Studies have shown about 75 cents of every dollar spent on healthcare is spent on treatment of a preventable illness. And that’s cause for optimism.
Why? Because if we can get our employees to think a little bit differently about the way they eat, exercise and, in general, manage their daily lives from a health perspective, there’s enormous potential for cost savings. That’s where a wellness program comes in.
In order for a wellness investment to be money well spent, you have to know what’s driving your biggest claim costs on your healthcare plan and go from there.
TAILORING YOUR PROGRAM
So, what sets a successful wellness program apart from one that throws good money after bad? It’s tailoring the program to meet your company’s needs.
To have a chance at success, you can’t guess at the problems your employees are having. That means you – or a third-party your company hires – must have the capacity to drill down into your claim data.
A crucial first step for finding your health cost drivers (obesity, high blood pressure, etc.) is to have employees undergo a health risk assessment – one that is compliant with HIPAA, GINA and ADA. The results of these assessments help you get a feel for what your employees’ baseline physical problems are before you try to design a program around them.
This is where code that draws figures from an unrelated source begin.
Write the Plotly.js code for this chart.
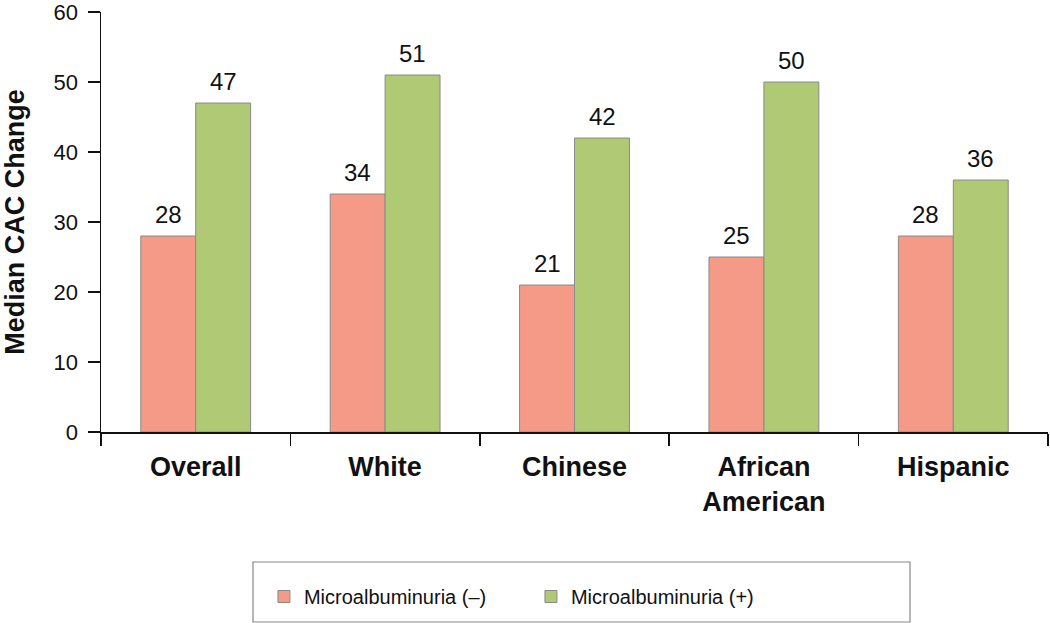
<!DOCTYPE html>
<html>
<head>
<meta charset="utf-8">
<script src="https://cdn.plot.ly/plotly-3.0.1.min.js"></script>
<style>html,body{margin:0;padding:0;background:#fff;}#chart{width:1050px;height:623px;}</style>
</head>
<body>
<div id="chart"></div>
<script>
const categories = ["Overall", "White", "Chinese", "African<br>American", "Hispanic"];
const negValues = [28, 34, 21, 25, 28];
const posValues = [47, 51, 42, 50, 36];
const seriesNames = ["Microalbuminuria (\u2013)", "Microalbuminuria (+)"];
const yTicks = [0, 10, 20, 30, 40, 50, 60];

const FONT = "Liberation Sans, Arial, Helvetica, sans-serif";

const traces = [
  {type: "bar", name: seriesNames[0], x: categories, y: negValues,
   marker: {color: "#F49A87", line: {color: "#8a8a8a", width: 1}}},
  {type: "bar", name: seriesNames[1], x: categories, y: posValues,
   marker: {color: "#AFC975", line: {color: "#8a8a8a", width: 1}}}
];

const annotations = [];
[negValues, posValues].forEach((vals, si) => {
  vals.forEach((v, i) => {
    annotations.push({x: categories[i], y: v, xref: "x", yref: "y",
      text: String(v), showarrow: false, yanchor: "bottom",
      xshift: si === 0 ? -27.5 : 27.5, yshift: 6,
      font: {family: FONT, size: 24, color: "#111"}});
  });
});

const PT = 12, PB = 191;
const layout = {
  width: 1050, height: 623,
  margin: {l: 101, r: 2, t: PT, b: PB},
  paper_bgcolor: "#fff", plot_bgcolor: "#fff",
  font: {family: FONT, size: 20, color: "#111"},
  barmode: "group", bargap: 0.42, bargroupgap: 0,
  showlegend: true,
  legend: {orientation: "h", x: 0.454, xanchor: "center", y: (432 - 577) / 420, yanchor: "top",
    font: {family: FONT, size: 20, color: "#111"}, entrywidth: 222, entrywidthmode: "pixels",
    bgcolor: "rgba(0,0,0,0)", borderwidth: 0, traceorder: "normal"},
  xaxis: {type: "category", showline: true, linecolor: "#111", linewidth: 1.5,
    ticks: "outside", tickson: "boundaries", ticklen: 12, tickcolor: "#111", tickwidth: 1.5,
    ticklabelstandoff: 10,
    tickfont: {family: FONT, size: 27, color: "#111", weight: "bold"},
    showgrid: false, zeroline: false, fixedrange: true},
  yaxis: {range: [0, 60], tickvals: yTicks, showline: true, linecolor: "#111", linewidth: 1.5,
    ticks: "outside", ticklen: 12, tickcolor: "#111", tickwidth: 1.5,
    ticklabelstandoff: 5, ticklabeloverflow: "allow",
    tickfont: {family: FONT, size: 22, color: "#111"},
    showgrid: false, zeroline: false,
    title: {text: "Median CAC Change", font: {family: FONT, size: 27, color: "#111", weight: "bold"}, standoff: 22}},
  annotations: annotations,
  shapes: [{type: "rect", xref: "paper", yref: "paper",
    x0: (253 - 101) / 947, x1: (910 - 101) / 947,
    y0: (432 - 622) / 420, y1: (432 - 562) / 420,
    line: {color: "#888", width: 1.2}, fillcolor: "rgba(0,0,0,0)"}]
};

Plotly.newPlot("chart", traces, layout, {displayModeBar: false, staticPlot: true});
</script>
</body>
</html>
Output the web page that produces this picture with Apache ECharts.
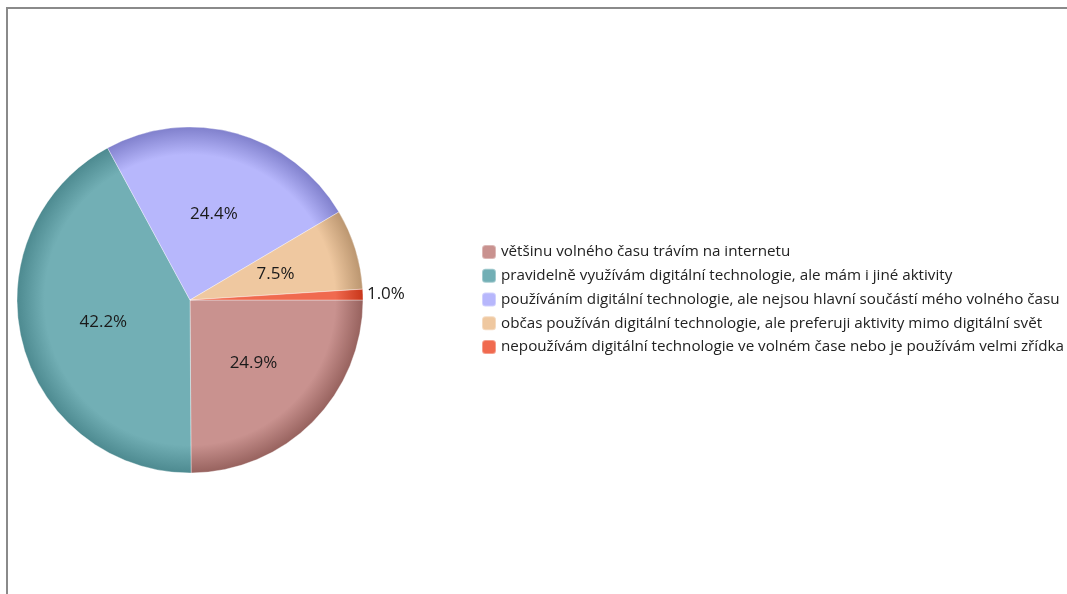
<!DOCTYPE html>
<html>
<head>
<meta charset="utf-8">
<script src="https://cdn.jsdelivr.net/npm/echarts@6/dist/echarts.min.js"></script>
<style>
  html, body { margin: 0; padding: 0; background: #fff; }
  #main { width: 1067px; height: 594px; }
</style>
</head>
<body>
<div id="main"></div>
<script>
// data
const categories = [
  "většinu volného času trávím na internetu",
  "pravidelně využívám digitální technologie, ale mám i jiné aktivity",
  "používáním digitální technologie, ale nejsou hlavní součástí mého volného času",
  "občas používán digitální technologie, ale preferuji aktivity mimo digitální svět",
  "nepoužívám digitální technologie ve volném čase nebo je používám velmi zřídka"
];
const values = [24.9, 42.2, 24.4, 7.5, 1.0];
const baseColors = ["#c9928f", "#72afb5", "#b7b7fc", "#efc8a0", "#f06a4f"];
const edgeColors = ["#97625e", "#4d8a90", "#8080cc", "#bb9670", "#c8361a"];

const cx = 190, cy = 300, radius = 173;

// shaded fill, darker near the rim
function shade(i) {
  return {
    type: "radial", x: cx, y: cy, r: radius, global: true,
    colorStops: [
      { offset: 0, color: baseColors[i] },
      { offset: 0.84, color: baseColors[i] },
      { offset: 1, color: edgeColors[i] }
    ]
  };
}

const chart = echarts.init(document.getElementById("main"));
chart.setOption({
  animation: false,
  color: baseColors,
  graphic: [{
    type: "rect",
    shape: { x: 7, y: 8, width: 1200, height: 800 },
    style: { fill: "none", stroke: "#8a8a8a", lineWidth: 2 },
    silent: true
  }],
  legend: {
    orient: "vertical",
    left: 481,
    top: 244,
    padding: 0,
    itemWidth: 14,
    itemHeight: 14,
    itemGap: 7.75,
    icon: "roundRect",
    textStyle: { fontFamily: "Open Sans", fontSize: 15.2, lineHeight: 16, color: "#222" },
    data: categories.map((name, i) => ({ name: name, itemStyle: { color: baseColors[i] } }))
  },
  series: [{
    type: "pie",
    center: [cx, cy],
    radius: [0, radius],
    startAngle: 0,
    clockwise: true,
    itemStyle: { borderColor: "rgba(255,255,255,0.35)", borderWidth: 1 },
    label: {
      position: "inside",
      fontFamily: "Open Sans",
      fontSize: 17,
      color: "#1a1a1a",
      formatter: p => p.value.toFixed(1) + "%"
    },
    labelLine: { show: false },
    data: categories.map((name, i) => {
      const item = { name: name, value: values[i], itemStyle: { color: shade(i) } };
      if (i === 4) {
        item.label = { position: "outside", distanceToLabelLine: 0 };
        item.labelLine = { show: false, length: 4, length2: 0 };
      }
      return item;
    })
  }]
});
</script>
</body>
</html>
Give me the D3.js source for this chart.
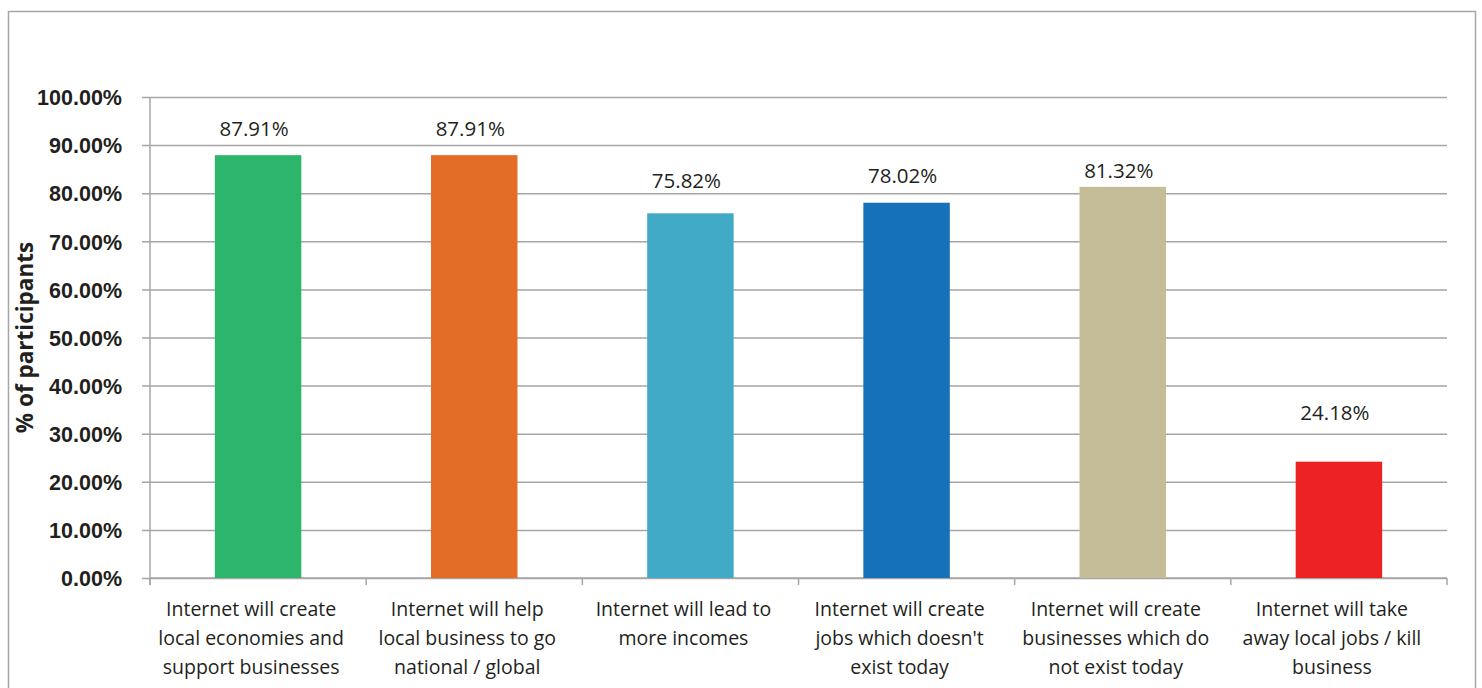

To truly get to the root of employee’s health problems, you’ll need access to detailed data from a variety of areas:
- your organization’s medical-claims breakdown for the past three years
- prescription-drug claims
- employee absence information
- EAP use disability claims, and
- employee demographics (your employees’ ethnic, gender and age breakdown points to greater – and lesser – health risks associated with each category).
Make no mistake: It takes some time and costs money to explore each of these avenues in addition to having employees undergo health risk assessments. But it’s worth it.
Here’s an example of the payoff: A company in Kansas City was approached by a health insurance carrier that offered – at a discounted cost of $75,000 a year – to roll out a four-pronged wellness program to deal with any employee with heart disease, diabetes, obesity, and/or smoking. But after the company dug into its healthcare plan claim data, it learned it already had claims that were below the national benchmarks in three of those four areas the wellness program would cover. The company avoided wasting $75,000 on a program that didn’t suit its needs.